Dr. Alexander Becker, Dipl.-Finanzwirt Werner Becker
Leitsatz
Eine (Wieder-)Bestellung als Steuerberater ist zu versagen, solange der Bewerber eine Tätigkeit ausübt, die mit dem Beruf des Steuerberaters unvereinbar ist. Das gilt nicht für Angestellte, wenn sie im Rahmen des Angestelltenverhältnisses Vorbehaltsaufgaben nach § 33 StBerG wahrnehmen (sog. Syndikus-Steuerberater).
Sachverhalt
Ein ehemaliger Steuerberater, der inzwischen steuerberatende Tätigkeiten für ein Unternehmen im Rahmen einer Angestelltentätigkeit wahrnahm, beantragte seine Wiederbestellung als Steuerberater. Die Steuerberaterkammer lehnte die Wiederbestellung mit der Begründung ab, dass der Bewerber durch seine Vollzeitbeschäftigung als Angestellter in seiner ihm als selbstständiger Steuerberater obliegenden Pflicht zur unabhängigen Berufsausübung beeinträchtigt werde. Er könne den Steuerberaterberuf neben seiner angestellten Tätigkeit nicht in nennenswertem Umfang, sondern nur als "Feierabend-Steuerberater" ausüben. Auftretende Kollisionen zwischen seinem Hauptberuf als Angestellter und seiner Steuerberatertätigkeit könne er nicht eigenverantwortlich regeln. Dies gelte unabhängig davon, dass der Arbeitgeber ihm gestattet habe, seine Dienstzeiten innerhalb einer Flexibilisierungs-Bandbreite einzuteilen und geleistete Überstunden als Freizeitausgleich aufzubauen.
Der BFH hat dem Bewerber Recht gegeben und die Steuerberaterkammer verpflichtet, ihn als Steuerberater wiederzubestellen. Eine Tätigkeit als selbstständiger Steuerberater in nennenswertem Umfang kann nicht gefordert werden; vielmehr ist auch eine "Feierabend-Steuerberatertätigkeit" ausreichend.

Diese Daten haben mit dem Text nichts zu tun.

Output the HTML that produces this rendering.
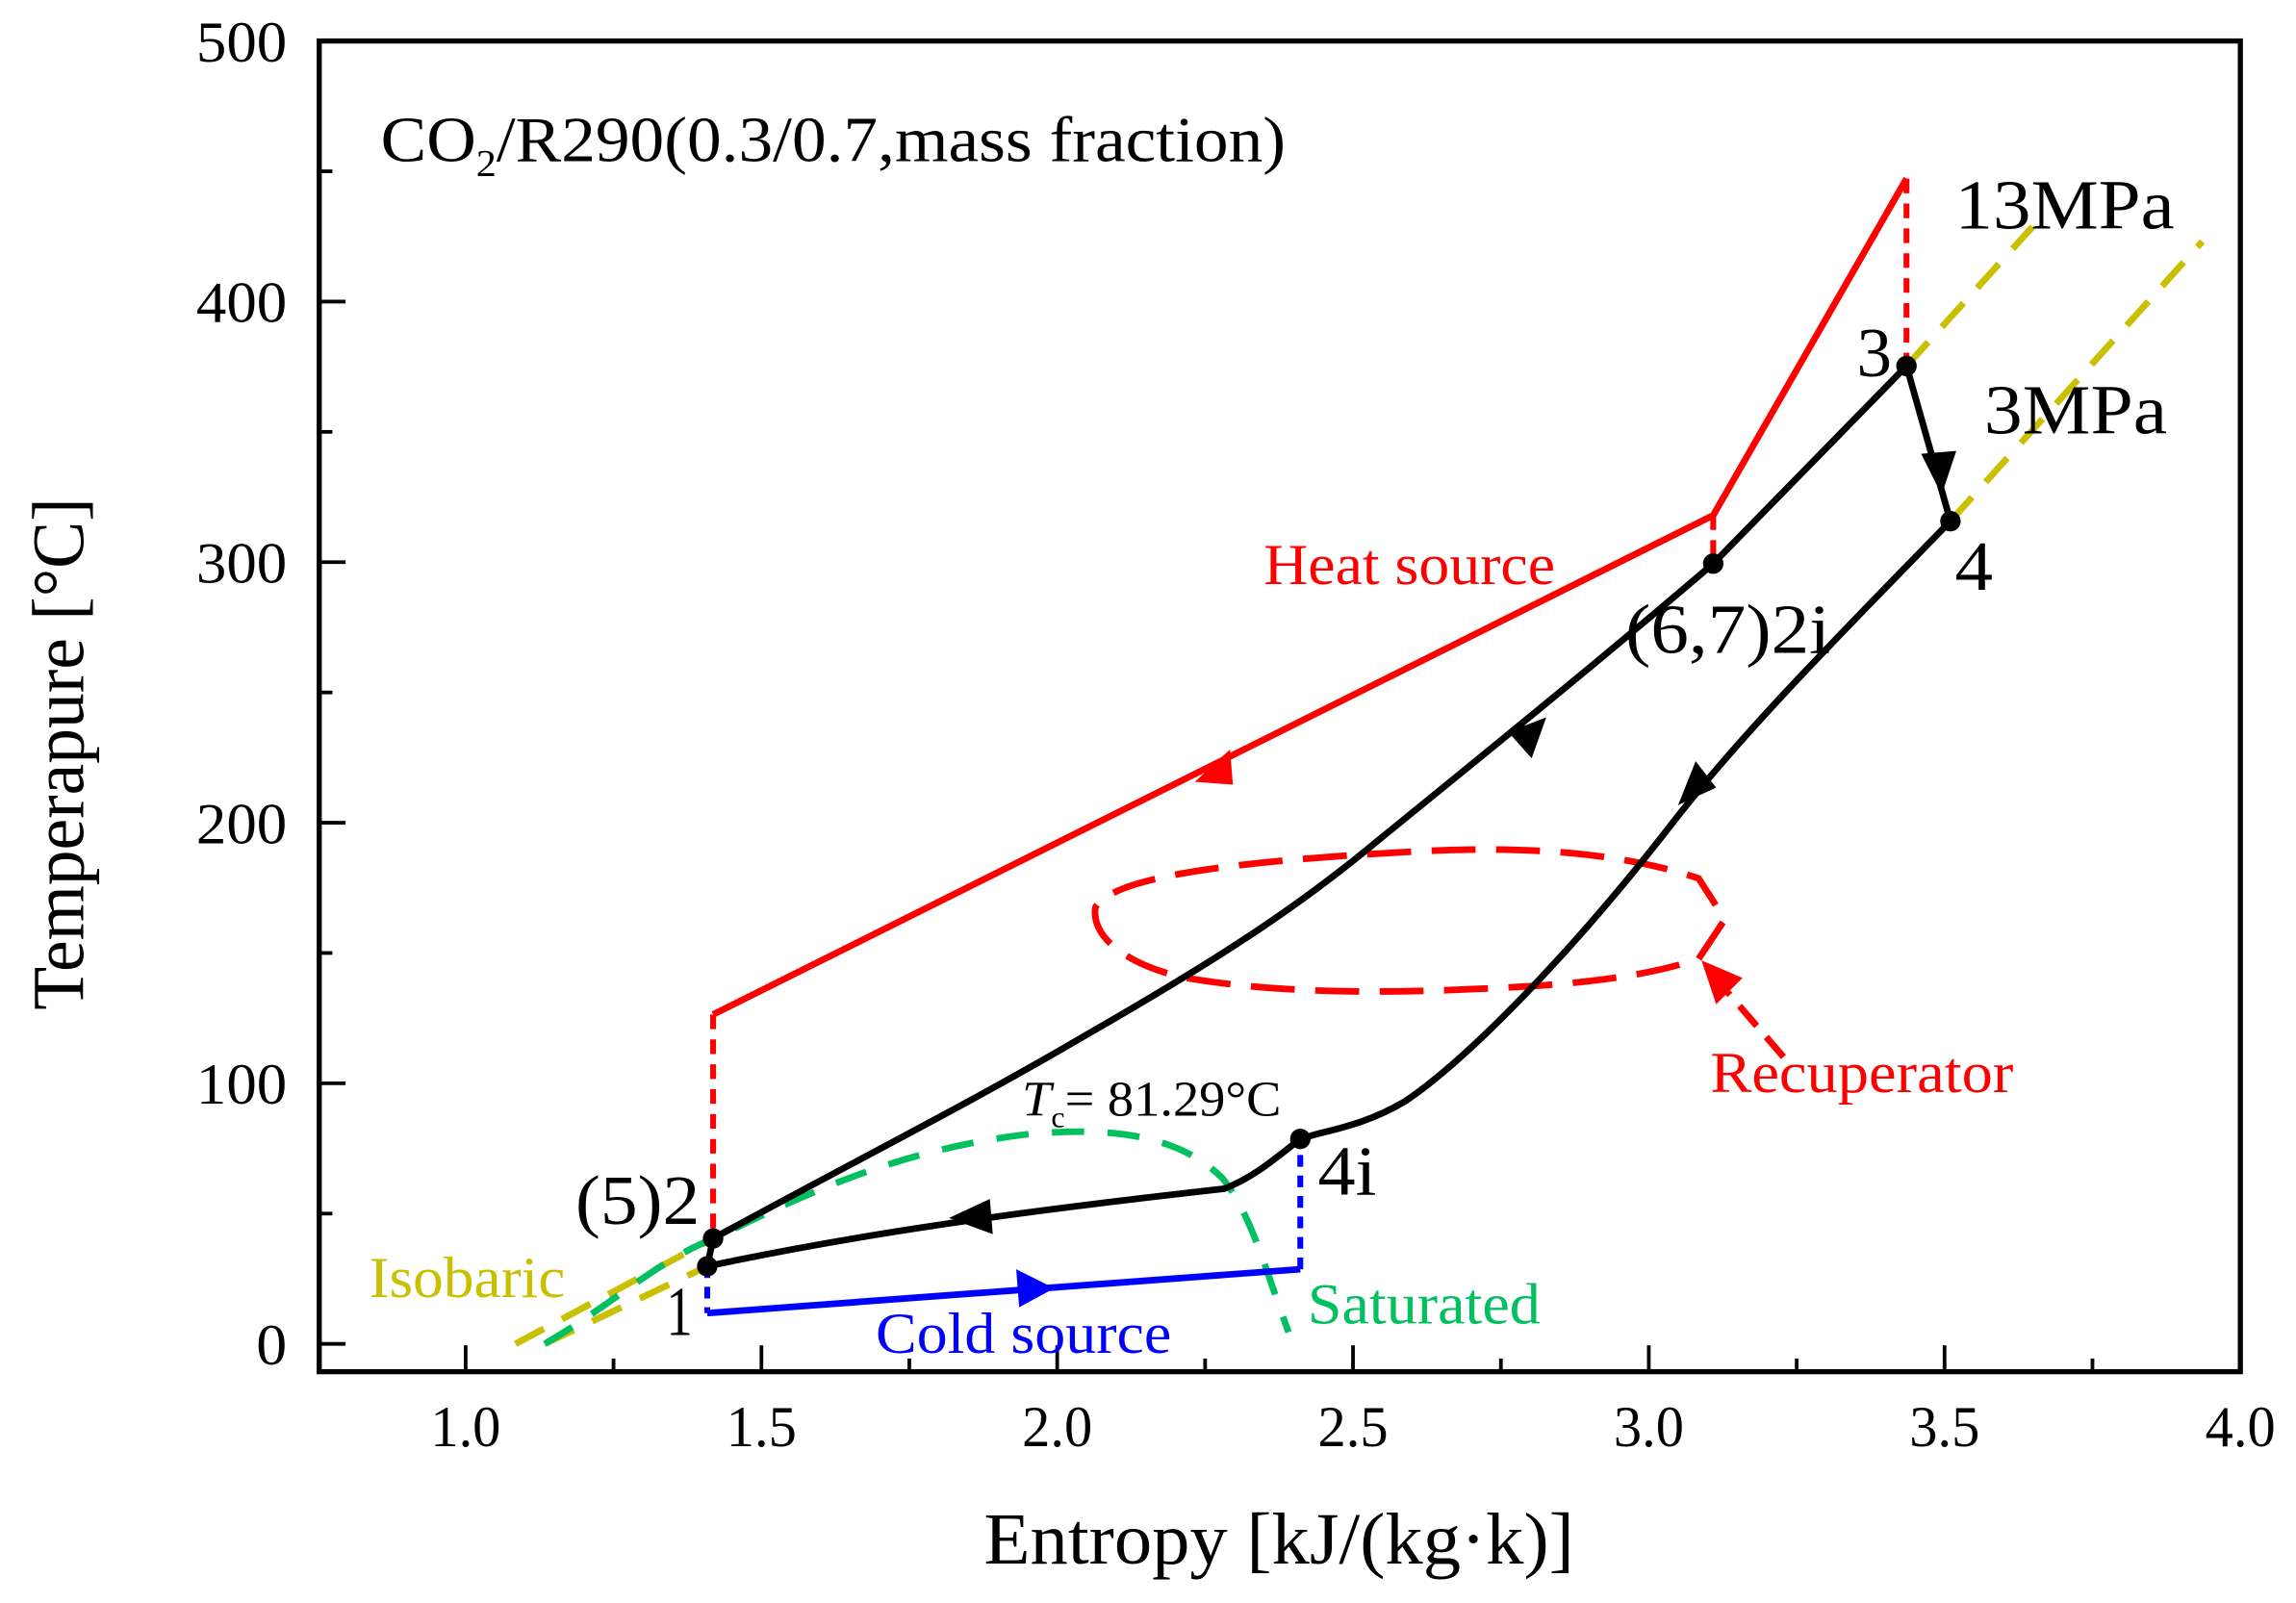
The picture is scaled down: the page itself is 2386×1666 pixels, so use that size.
<!DOCTYPE html>
<html><head><meta charset="utf-8"><style>
html,body{margin:0;padding:0;background:#fff;}
svg{display:block;}
text{font-family:"Liberation Serif",serif;}
</style></head><body>
<svg width="2386" height="1666" viewBox="0 0 1568 1095" preserveAspectRatio="none" xmlns="http://www.w3.org/2000/svg">
<rect x="218" y="28" width="1312" height="909" fill="none" stroke="#000" stroke-width="3.5"/>
<g stroke="#000" stroke-width="2.5">
<line x1="318" y1="937" x2="318" y2="919"/><line x1="419" y1="937" x2="419" y2="928"/>
<line x1="520" y1="937" x2="520" y2="919"/><line x1="621" y1="937" x2="621" y2="928"/>
<line x1="722" y1="937" x2="722" y2="919"/><line x1="823" y1="937" x2="823" y2="928"/>
<line x1="924" y1="937" x2="924" y2="919"/><line x1="1025" y1="937" x2="1025" y2="928"/>
<line x1="1126" y1="937" x2="1126" y2="919"/><line x1="1227" y1="937" x2="1227" y2="928"/>
<line x1="1328" y1="937" x2="1328" y2="919"/><line x1="1429" y1="937" x2="1429" y2="928"/>
<line x1="218" y1="918" x2="236" y2="918"/><line x1="218" y1="829" x2="227" y2="829"/>
<line x1="218" y1="740" x2="236" y2="740"/><line x1="218" y1="651" x2="227" y2="651"/>
<line x1="218" y1="562" x2="236" y2="562"/><line x1="218" y1="473" x2="227" y2="473"/>
<line x1="218" y1="384" x2="236" y2="384"/><line x1="218" y1="295" x2="227" y2="295"/>
<line x1="218" y1="206" x2="236" y2="206"/><line x1="218" y1="117" x2="227" y2="117"/>
</g>
<g font-size="40" fill="#000" text-anchor="end">
<text x="196" y="42" textLength="62" lengthAdjust="spacingAndGlyphs">500</text>
<text x="196" y="220" textLength="62" lengthAdjust="spacingAndGlyphs">400</text>
<text x="196" y="398" textLength="62" lengthAdjust="spacingAndGlyphs">300</text>
<text x="196" y="576" textLength="62" lengthAdjust="spacingAndGlyphs">200</text>
<text x="196" y="754" textLength="62" lengthAdjust="spacingAndGlyphs">100</text>
<text x="196" y="932" textLength="21" lengthAdjust="spacingAndGlyphs">0</text>
</g>
<g font-size="40" fill="#000" text-anchor="middle">
<text x="318" y="988" textLength="48" lengthAdjust="spacingAndGlyphs">1.0</text>
<text x="520" y="988" textLength="48" lengthAdjust="spacingAndGlyphs">1.5</text>
<text x="722" y="988" textLength="48" lengthAdjust="spacingAndGlyphs">2.0</text>
<text x="924" y="988" textLength="48" lengthAdjust="spacingAndGlyphs">2.5</text>
<text x="1126" y="988" textLength="48" lengthAdjust="spacingAndGlyphs">3.0</text>
<text x="1328" y="988" textLength="48" lengthAdjust="spacingAndGlyphs">3.5</text>
<text x="1530" y="988" textLength="48" lengthAdjust="spacingAndGlyphs">4.0</text>
</g>
<text x="672" y="1068" font-size="50" textLength="403" lengthAdjust="spacingAndGlyphs">Entropy [kJ/(kg·k)]</text>
<text transform="translate(57,690) rotate(-90)" font-size="50" textLength="350" lengthAdjust="spacingAndGlyphs">Temperapure [°C]</text>

<g stroke="#c8c000" stroke-width="4.5" fill="none" stroke-dasharray="22,14">
<line x1="352" y1="918" x2="487" y2="846"/>
<line x1="372" y1="918" x2="483" y2="865"/>
<line x1="1302" y1="250" x2="1388" y2="155"/>
<line x1="1332" y1="356" x2="1504" y2="165"/>
</g>
<path d="M372,918 C420,890 450,860 490,845 C560,810 620,785 700,775 C770,768 810,780 835,805 C855,830 865,870 880,910" fill="none" stroke="#00c060" stroke-width="4.5" stroke-dasharray="22,16"/>
<polyline points="1302,122 1170,352 487,693" fill="none" stroke="#f00" stroke-width="4.5"/>
<g stroke="#f00" stroke-width="4" stroke-dasharray="10,7">
<line x1="487" y1="693" x2="487" y2="846"/>
<line x1="1302" y1="122" x2="1302" y2="250"/>
<line x1="1170" y1="352" x2="1170" y2="385"/>
</g>
<path d="M816,534 L840,512 L842,536 z" fill="#f00"/>
<path d="M1160,655 L1178,628 L1160,600 C1100,580 1030,578 960,582 C850,588 760,598 748,620 C745,645 780,662 810,668 C880,680 960,678 1020,675 C1090,672 1130,665 1160,655" fill="none" stroke="#f00" stroke-width="4.5" stroke-dasharray="30,14"/>
<line x1="1218" y1="722" x2="1180" y2="678" stroke="#f00" stroke-width="4.5" stroke-dasharray="18,10"/>
<path d="M1162,656 L1190,668 L1172,686 z" fill="#f00"/>
<g stroke="#00f" stroke-width="4" stroke-dasharray="8,6">
<line x1="483" y1="865" x2="483" y2="897"/>
<line x1="888" y1="867" x2="888" y2="778"/>
</g>
<line x1="483" y1="897" x2="888" y2="867" stroke="#00f" stroke-width="4.5"/>
<path d="M720,880 L694,867 L696,893 z" fill="#00f"/>
<g fill="none" stroke="#000" stroke-width="4.5">
<line x1="483" y1="865" x2="487" y2="846"/>
<path d="M487,846 C580,795 660,755 740,708 C820,662 880,625 940,575 C1020,510 1100,445 1170,385 L1302,250"/>
<path d="M1302,250 L1332,356"/>
<path d="M1332,356 C1260,430 1190,500 1140,565 C1070,655 1000,725 960,752 C930,770 905,772 888,778 C870,792 855,805 836,812 C720,825 600,840 483,865"/>
</g>
<path d="M1056,490 L1030,500 L1046,518 z" fill="#000"/>
<path d="M1326,338 L1312,310 L1336,308 z" fill="#000"/>
<path d="M1146,550 L1172,538 L1158,520 z" fill="#000"/>
<path d="M648,832 L676,819 L678,843 z" fill="#000"/>
<g fill="#000">
<circle cx="483" cy="865" r="7"/><circle cx="487" cy="846" r="7"/><circle cx="1170" cy="385" r="7"/>
<circle cx="1302" cy="250" r="7"/><circle cx="1332" cy="356" r="7"/><circle cx="888" cy="778" r="7"/>
</g>
<text x="260" y="110" font-size="44" textLength="618" lengthAdjust="spacingAndGlyphs">CO<tspan font-size="26" dy="10">2</tspan><tspan dy="-10">/R290(0.3/0.7,mass fraction)</tspan></text>
<text x="1335" y="156" font-size="48" textLength="150" lengthAdjust="spacingAndGlyphs">13MPa</text>
<text x="1355" y="296" font-size="48" textLength="125" lengthAdjust="spacingAndGlyphs">3MPa</text>
<text x="1268" y="257" font-size="48" textLength="24" lengthAdjust="spacingAndGlyphs">3</text>
<text x="1335" y="403" font-size="48" textLength="26" lengthAdjust="spacingAndGlyphs">4</text>
<text x="1110" y="446" font-size="48" textLength="140" lengthAdjust="spacingAndGlyphs">(6,7)2i</text>
<text x="863" y="399" font-size="40" fill="#f00" textLength="199" lengthAdjust="spacingAndGlyphs">Heat source</text>
<text x="1168" y="746" font-size="40" fill="#f00" textLength="207" lengthAdjust="spacingAndGlyphs">Recuperator</text>
<text x="698" y="762" font-size="34" textLength="177" lengthAdjust="spacingAndGlyphs"><tspan font-style="italic">T</tspan><tspan font-size="20" dy="8">c</tspan><tspan dy="-8">= 81.29°C</tspan></text>
<text x="900" y="816" font-size="48" textLength="40" lengthAdjust="spacingAndGlyphs">4i</text>
<text x="393" y="836" font-size="48" textLength="85" lengthAdjust="spacingAndGlyphs">(5)2</text>
<text x="252" y="886" font-size="40" fill="#c8c000" textLength="134" lengthAdjust="spacingAndGlyphs">Isobaric</text>
<text x="455" y="912" font-size="48" textLength="18" lengthAdjust="spacingAndGlyphs">1</text>
<text x="598" y="924" font-size="40" fill="#00f" textLength="202" lengthAdjust="spacingAndGlyphs">Cold source</text>
<text x="893" y="904" font-size="40" fill="#00c060" textLength="159" lengthAdjust="spacingAndGlyphs">Saturated</text>
</svg>
</body></html>
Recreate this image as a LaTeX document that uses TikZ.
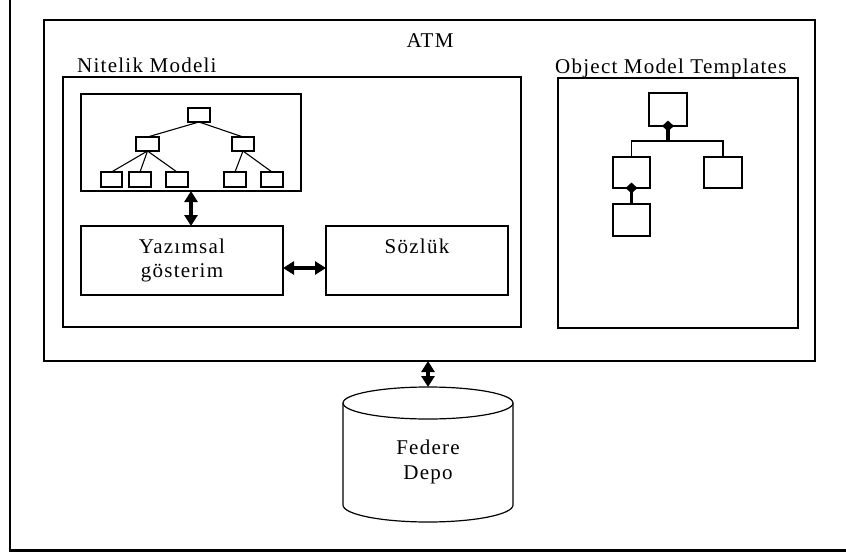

Ein Angestellter ist typischerweise an feste Arbeitszeiten gebunden und schuldet seinem Arbeitgeber auch den Großteil seiner Arbeitskraft. Jegliche weitere Tätigkeit kann der Syndikus-Steuerberater daher nur außerhalb dieser Arbeitszeiten ausüben, sodass er zwangsläufig nicht in gleichem Umfang selbstständig als Steuerberater tätig sein kann wie ein hauptberuflicher Steuerberater. Er kann aber, ebenso wie der hauptberufliche Steuerberater, der an Mindestarbeitszeiten nicht gebunden ist, sondern den Umfang seiner Tätigkeit frei bestimmen darf, den Umfang seiner Syndikus-Steuerberatertätigkeit der ihm für den Nebenberuf zur Verfügung stehenden Zeit anpassen.
Hinweis
Der Gesetzgeber hat die Angestelltentätigkeit des Syndikus-Steuerberaters in 2008 eingeführt. Er hat dabei keine Vorgaben zum Umfang der Tätigkeit gemacht, weshalb der Syndikus-Steuerberater sowohl haupt- als auch nebenberuflich tätig werden kann. Deshalb ist eine sich aus der Angestelltentätigkeit ergebende zeitliche Beschränkung der selbstständigen Steuerberatertätigkeit für sich allein nicht geeignet, die Pflicht des Steuerberaters zur unabhängigen und eigenverantwortlichen Berufsausübung zu beeinträchtigen.
Link zur Entscheidung
BFH, Urteil v. 9.8.2011, VII R 2/11.